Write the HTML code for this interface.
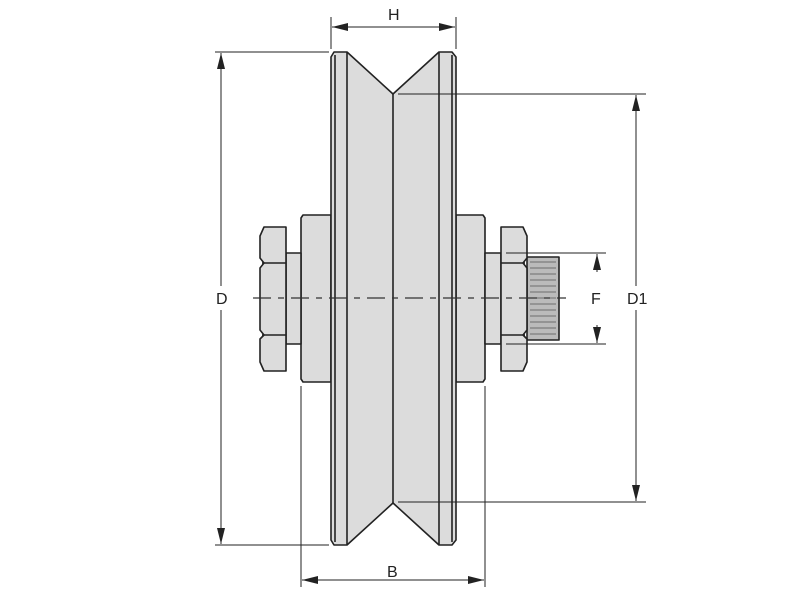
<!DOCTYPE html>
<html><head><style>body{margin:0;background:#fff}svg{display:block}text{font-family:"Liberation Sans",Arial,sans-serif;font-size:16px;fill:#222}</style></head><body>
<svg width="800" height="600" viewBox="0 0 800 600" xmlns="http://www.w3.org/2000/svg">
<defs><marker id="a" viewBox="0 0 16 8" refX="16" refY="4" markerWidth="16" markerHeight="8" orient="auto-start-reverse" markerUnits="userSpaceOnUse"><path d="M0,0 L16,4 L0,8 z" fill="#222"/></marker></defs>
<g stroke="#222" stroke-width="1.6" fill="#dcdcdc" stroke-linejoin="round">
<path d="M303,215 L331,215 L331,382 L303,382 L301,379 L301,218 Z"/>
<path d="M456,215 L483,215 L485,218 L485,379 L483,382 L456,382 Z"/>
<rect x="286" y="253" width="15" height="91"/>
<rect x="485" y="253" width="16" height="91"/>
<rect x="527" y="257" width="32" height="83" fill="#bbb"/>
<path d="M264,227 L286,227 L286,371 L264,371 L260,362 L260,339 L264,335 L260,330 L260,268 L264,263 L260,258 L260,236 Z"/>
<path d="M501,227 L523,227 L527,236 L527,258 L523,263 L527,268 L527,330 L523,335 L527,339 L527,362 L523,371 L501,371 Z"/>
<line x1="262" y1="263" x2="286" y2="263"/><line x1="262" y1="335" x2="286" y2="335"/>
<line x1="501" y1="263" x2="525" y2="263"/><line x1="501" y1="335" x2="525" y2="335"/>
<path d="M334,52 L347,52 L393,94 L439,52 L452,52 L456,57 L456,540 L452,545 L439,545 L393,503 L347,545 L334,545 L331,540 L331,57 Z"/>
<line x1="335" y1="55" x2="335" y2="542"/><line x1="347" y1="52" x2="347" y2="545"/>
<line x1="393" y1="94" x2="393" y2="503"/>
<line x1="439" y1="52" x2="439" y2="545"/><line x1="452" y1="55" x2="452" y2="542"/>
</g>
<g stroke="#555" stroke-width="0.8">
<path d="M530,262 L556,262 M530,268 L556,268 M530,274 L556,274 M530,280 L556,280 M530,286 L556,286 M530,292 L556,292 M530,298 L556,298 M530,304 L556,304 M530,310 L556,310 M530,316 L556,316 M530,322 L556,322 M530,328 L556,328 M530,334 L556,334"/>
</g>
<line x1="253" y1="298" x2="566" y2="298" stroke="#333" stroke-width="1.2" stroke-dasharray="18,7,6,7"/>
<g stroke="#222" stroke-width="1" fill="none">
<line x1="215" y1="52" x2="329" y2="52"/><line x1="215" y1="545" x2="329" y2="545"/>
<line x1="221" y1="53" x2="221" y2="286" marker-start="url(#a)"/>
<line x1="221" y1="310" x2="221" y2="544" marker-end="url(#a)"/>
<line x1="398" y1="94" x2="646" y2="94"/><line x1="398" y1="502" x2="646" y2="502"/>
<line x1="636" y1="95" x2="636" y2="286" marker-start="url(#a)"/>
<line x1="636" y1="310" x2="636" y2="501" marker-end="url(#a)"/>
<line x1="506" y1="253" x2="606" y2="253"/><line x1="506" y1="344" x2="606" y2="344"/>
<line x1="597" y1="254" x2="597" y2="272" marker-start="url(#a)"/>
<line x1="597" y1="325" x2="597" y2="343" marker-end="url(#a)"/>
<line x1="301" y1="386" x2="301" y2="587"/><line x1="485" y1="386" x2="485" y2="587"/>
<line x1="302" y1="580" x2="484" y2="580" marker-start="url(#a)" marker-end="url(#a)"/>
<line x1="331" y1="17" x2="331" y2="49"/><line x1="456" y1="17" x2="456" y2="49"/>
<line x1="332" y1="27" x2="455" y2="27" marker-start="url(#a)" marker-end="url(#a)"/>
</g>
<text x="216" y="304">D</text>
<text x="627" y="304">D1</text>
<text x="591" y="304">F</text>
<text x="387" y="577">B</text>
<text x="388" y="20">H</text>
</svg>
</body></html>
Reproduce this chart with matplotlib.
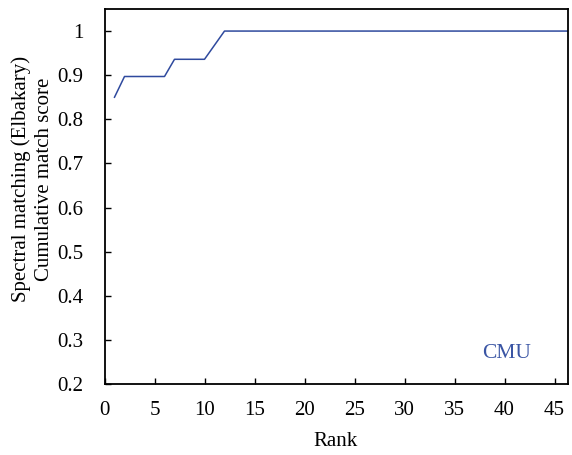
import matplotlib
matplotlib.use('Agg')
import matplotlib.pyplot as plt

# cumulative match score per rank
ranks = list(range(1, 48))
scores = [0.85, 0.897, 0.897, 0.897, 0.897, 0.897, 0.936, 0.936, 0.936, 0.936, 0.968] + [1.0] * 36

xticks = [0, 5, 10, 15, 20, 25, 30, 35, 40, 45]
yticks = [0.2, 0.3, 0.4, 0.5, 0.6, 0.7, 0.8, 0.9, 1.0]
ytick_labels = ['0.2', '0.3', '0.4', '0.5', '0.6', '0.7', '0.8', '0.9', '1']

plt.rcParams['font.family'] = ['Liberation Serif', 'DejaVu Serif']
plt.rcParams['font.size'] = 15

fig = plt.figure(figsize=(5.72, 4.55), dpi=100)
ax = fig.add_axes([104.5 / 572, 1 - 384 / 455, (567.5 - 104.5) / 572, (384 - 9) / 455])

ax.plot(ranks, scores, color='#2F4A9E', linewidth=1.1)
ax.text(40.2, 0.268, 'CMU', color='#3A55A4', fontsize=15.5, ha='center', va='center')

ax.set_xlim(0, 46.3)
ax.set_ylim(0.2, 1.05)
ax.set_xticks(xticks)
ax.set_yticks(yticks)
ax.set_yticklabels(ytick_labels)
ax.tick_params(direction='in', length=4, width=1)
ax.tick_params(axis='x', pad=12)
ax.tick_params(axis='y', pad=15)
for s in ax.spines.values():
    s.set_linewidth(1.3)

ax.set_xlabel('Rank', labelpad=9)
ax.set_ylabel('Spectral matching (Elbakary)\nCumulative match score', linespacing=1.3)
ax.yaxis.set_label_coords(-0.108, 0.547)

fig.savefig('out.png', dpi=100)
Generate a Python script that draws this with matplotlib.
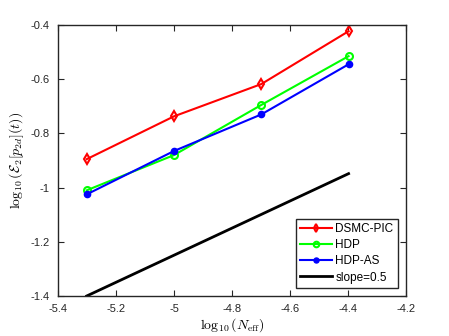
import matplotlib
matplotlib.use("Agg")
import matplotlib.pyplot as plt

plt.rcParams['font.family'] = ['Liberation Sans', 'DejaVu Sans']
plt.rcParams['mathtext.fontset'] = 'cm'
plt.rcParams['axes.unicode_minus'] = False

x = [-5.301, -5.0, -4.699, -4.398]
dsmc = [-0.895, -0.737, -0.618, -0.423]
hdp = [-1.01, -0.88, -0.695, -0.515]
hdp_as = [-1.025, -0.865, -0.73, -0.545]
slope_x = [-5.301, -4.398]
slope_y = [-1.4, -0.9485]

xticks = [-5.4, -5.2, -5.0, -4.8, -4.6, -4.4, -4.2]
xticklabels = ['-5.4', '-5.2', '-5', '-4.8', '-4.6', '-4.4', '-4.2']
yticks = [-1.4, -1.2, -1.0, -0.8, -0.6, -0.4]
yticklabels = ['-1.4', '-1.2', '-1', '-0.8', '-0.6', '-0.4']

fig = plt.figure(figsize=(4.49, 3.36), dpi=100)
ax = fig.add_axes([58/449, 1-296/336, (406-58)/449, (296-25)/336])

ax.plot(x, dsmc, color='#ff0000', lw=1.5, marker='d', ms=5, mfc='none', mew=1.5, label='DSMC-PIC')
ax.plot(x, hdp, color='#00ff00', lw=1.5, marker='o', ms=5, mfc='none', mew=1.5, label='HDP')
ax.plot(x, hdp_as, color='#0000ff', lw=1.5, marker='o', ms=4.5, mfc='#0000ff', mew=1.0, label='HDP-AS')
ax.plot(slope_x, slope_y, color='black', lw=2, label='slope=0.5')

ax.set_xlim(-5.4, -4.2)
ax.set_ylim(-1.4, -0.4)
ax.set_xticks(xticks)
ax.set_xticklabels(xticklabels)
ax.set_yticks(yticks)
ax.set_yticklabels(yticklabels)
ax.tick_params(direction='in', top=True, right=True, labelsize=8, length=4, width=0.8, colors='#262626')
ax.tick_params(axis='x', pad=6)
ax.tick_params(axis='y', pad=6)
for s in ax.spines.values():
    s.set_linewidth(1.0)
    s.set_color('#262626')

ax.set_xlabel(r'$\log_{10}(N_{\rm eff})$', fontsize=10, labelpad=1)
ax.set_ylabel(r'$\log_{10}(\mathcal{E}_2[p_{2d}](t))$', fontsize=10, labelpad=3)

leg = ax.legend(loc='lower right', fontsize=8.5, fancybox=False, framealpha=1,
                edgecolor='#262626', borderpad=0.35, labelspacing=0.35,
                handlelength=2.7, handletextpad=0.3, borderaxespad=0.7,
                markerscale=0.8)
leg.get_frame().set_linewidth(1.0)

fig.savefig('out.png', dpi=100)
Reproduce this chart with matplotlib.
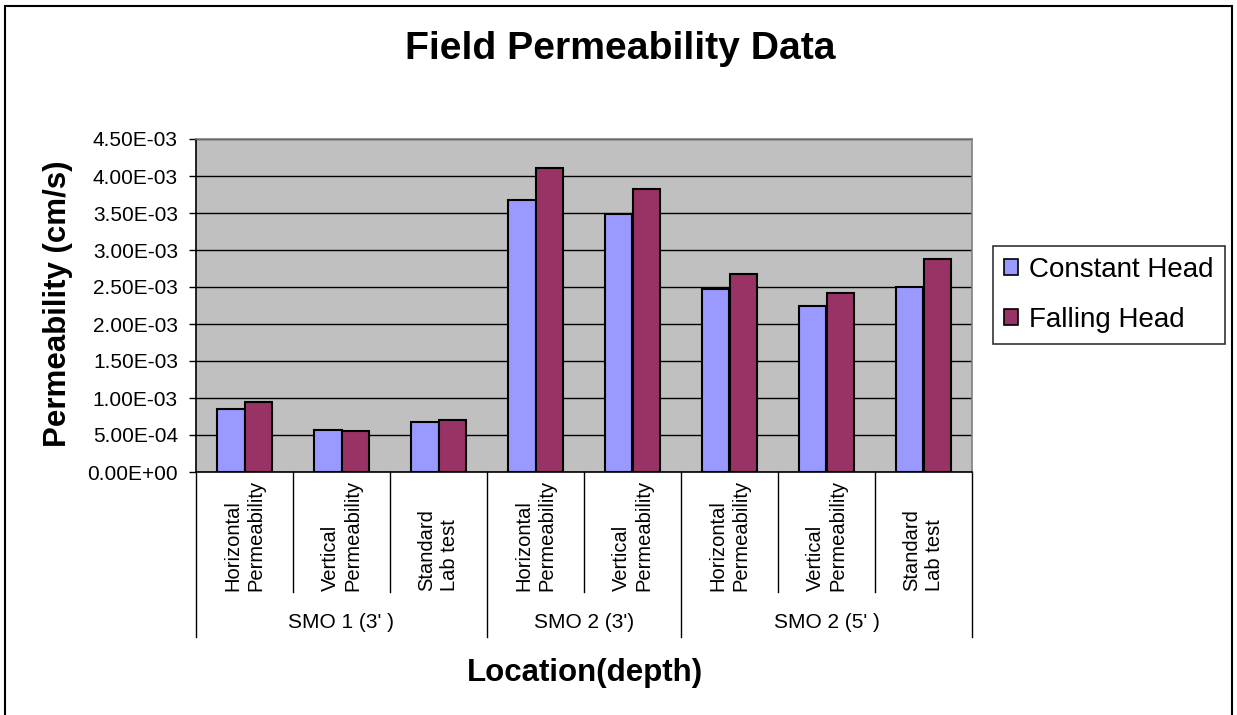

What this task involves →
Look above for the line with "Generate a Python"; quote it and every line after it, stopping after the line with "color='black', lw=2, label='slope=0.5')", exactly, with nothing added and without pictures.

Task response →
Generate a Python script that draws this with matplotlib.
import matplotlib
matplotlib.use("Agg")
import matplotlib.pyplot as plt

plt.rcParams['font.family'] = ['Liberation Sans', 'DejaVu Sans']
plt.rcParams['mathtext.fontset'] = 'cm'
plt.rcParams['axes.unicode_minus'] = False

x = [-5.301, -5.0, -4.699, -4.398]
dsmc = [-0.895, -0.737, -0.618, -0.423]
hdp = [-1.01, -0.88, -0.695, -0.515]
hdp_as = [-1.025, -0.865, -0.73, -0.545]
slope_x = [-5.301, -4.398]
slope_y = [-1.4, -0.9485]

xticks = [-5.4, -5.2, -5.0, -4.8, -4.6, -4.4, -4.2]
xticklabels = ['-5.4', '-5.2', '-5', '-4.8', '-4.6', '-4.4', '-4.2']
yticks = [-1.4, -1.2, -1.0, -0.8, -0.6, -0.4]
yticklabels = ['-1.4', '-1.2', '-1', '-0.8', '-0.6', '-0.4']

fig = plt.figure(figsize=(4.49, 3.36), dpi=100)
ax = fig.add_axes([58/449, 1-296/336, (406-58)/449, (296-25)/336])

ax.plot(x, dsmc, color='#ff0000', lw=1.5, marker='d', ms=5, mfc='none', mew=1.5, label='DSMC-PIC')
ax.plot(x, hdp, color='#00ff00', lw=1.5, marker='o', ms=5, mfc='none', mew=1.5, label='HDP')
ax.plot(x, hdp_as, color='#0000ff', lw=1.5, marker='o', ms=4.5, mfc='#0000ff', mew=1.0, label='HDP-AS')
ax.plot(slope_x, slope_y, color='black', lw=2, label='slope=0.5')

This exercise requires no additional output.